I know that the LORD will maintain the cause of the afflicted, and will execute justice for the needy. Surely the righteous shall give thanks to your name; the upright shall dwell in your presence, Ps 140:12-13.

Dene Ward

Opening Presents

When I was a child we did not have a lot.  We always had enough, and our home was comfortable and above all happy, but we learned early on that happiness was not a product of wealth.  We did not eat out except on very special occasions, maybe the whole family once every other year and my parents only on their anniversary.  We never had a kitchen cabinet full of junk food snacks.  We drank water between meals and simply waited for the dinner hour if we wanted more.  But none of us even came close to starving.
 
           So Christmas morning was not a feeding frenzy of ripping open package after package.  Instead, we did this.  We took turns opening gifts.  And if it was a gift from you, you would have been the one to hand it to the recipient.  Then we all waited as the gift was opened and properly admired and thank-yous offered.  Then it was someone else’s turn.  Once again we all waited and watched.  Then again.  And again.  Until the gifts were all opened.

            So what did that do?  For one thing it made the whole process last much longer.  By the time we finished, our neighbors were outside playing with the customary, “Is that all?” expressions on their faces, as something they had looked forward to so long had ended far too quickly.  Usually they had more than we did, but it took us twice as long to get our little bit unwrapped, so Christmas lasted much longer for us than for them.

            Second it took the focus off “me,” not only on that day but all through the year.  We learned to pay attention to the needs and desires of others.  We learned to listen to them instead of just preparing our own replies to what they were saying.  We learned to think creatively.  “Dad can’t hear well enough to hear the words to his favorite CD.  What can I do for him?”  Answer:  find the lyrics online, print them out and wrap them in an appropriate sized box.  You might not think it was a gift, but he did.

Which leads us to the most important benefit, it taught us to appreciate the effect of our giving on others. When the gift was opened, we sat, eagerly waiting, not another toy for ourselves, but for their reaction to our gift.  When we really hit the jackpot, when sometimes a tear or two fell at our thoughtfulness, it was the best feeling in the world.  It took away the “gimme,, gimme,” and taught us what the Lord said so long ago, “It is more blessed to give than to receive.”

            That is what gift swapping should be about, not the grand free-for-all it has become.  We heard someone describe their annual gift opening frenzy , a five or ten minute process wherein no one ever knew what anyone else had gotten nor others’ reactions to the gifts they had given, ending it with, “But how do you stop them?”

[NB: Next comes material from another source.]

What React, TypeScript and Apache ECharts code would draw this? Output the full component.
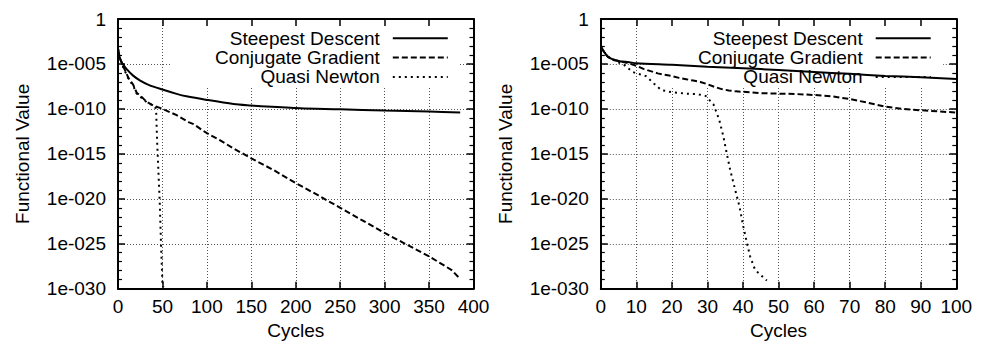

            Well, for one thing, you don’t stand there passing them out one after the other after the other as fast as you can.  For another, you talk with your children from the time they can even begin to understand, about doing for others, about how good it feels to make them smile, to know you have given them something they really want, that really means something, even if it doesn’t cost an arm and a leg.  You teach them about “priceless” gifts.  Then you exert the parental control you ought to have and direct the process, reminding them when they are still young what the point is—giving, not getting.        

            Lucas said to me one time, “My favorite part of Christmas is seeing people’s reactions to the gifts I’ve chosen.”  That is what you are aiming at.  If we want to make generous Christians out of our children, it takes a little effort, but God expects us to turn them into servants who serve not spoiled ingrates who demand.  This is just one way to help that process along.
 
​​​​​​​A generous person will be enriched, ​​​​​​and the one who provides water for others will himself be satisfied, Prov 11:25.